Accession Number : ADP008746
Title : Geometric Thermodynamics as a Tool for Analysis and Prediction in Oceanography,
Corporate Author : CASE WESTERN RESERVE UNIV CLEVELAND OH DEPT OF MATHEMATICS AND STATISTICS
Personal Author(s) : Fitzmaurice, Nessan ; Woyczynski, Wojbor ; Odulo, Anatoly
Report Date : NOV 1993
Pagination or Media Count : 23
Abstract : The physical parameters that are important to oceanographers often have a stochastic nature and can be represented as the sum of a deterministic average and a random component of zero mean. Coastline shapes, water depth and fluid density are examples of such quantities. When the random components are small, perturbation methods can be used to calculate their effects on the mean flow. However, in certain cases it is the derivative of the random component which is of importance and that can have a very large magnitude. Consequently, the ostensibly small stochastic part may well be more influential than the smooth average component. This paper presents a technique for quantifying roughness that can be easily implemented for experimental data sets and apply the method to some bathymetric examples. Moreover, to examine how such randomness will influence ocean flows we consider the problem of predicting the dispersion relations for topographic Rossby waves propagating in the presence of a rough ocean floor. The random depth and its derivative act as coefficients in the equations governing topographic Rossby waves.

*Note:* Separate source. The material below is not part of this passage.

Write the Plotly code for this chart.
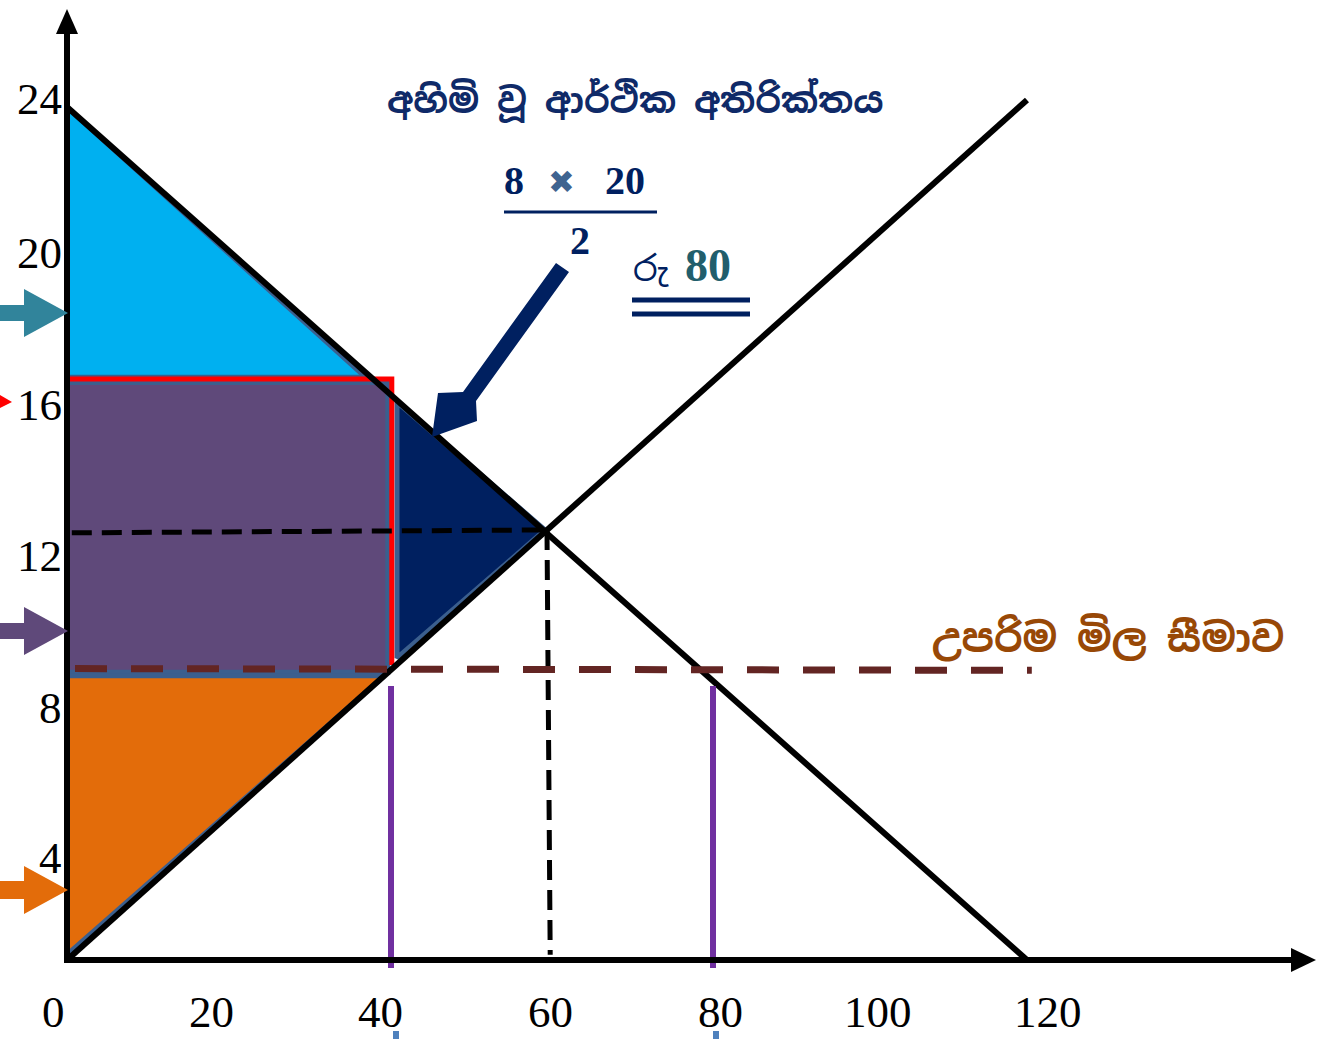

This papers analytically and numerically examines the solutions to those equations and consider how they change as the roughness of the bottom increases.
Descriptors : *OCEANOGRAPHY, *THERMODYNAMICS, *NUMERICAL ANALYSIS, *PARTIAL DIFFERENTIAL EQUATIONS, MATHEMATICAL PREDICTION, TOPOGRAPHY, OCEAN ENVIRONMENTS, BATHYTHERMOGRAPH DATA, CURVE FITTING.
Subject Categories : Physical and Dynamic Oceanography
Distribution Statement : APPROVED FOR PUBLIC RELEASE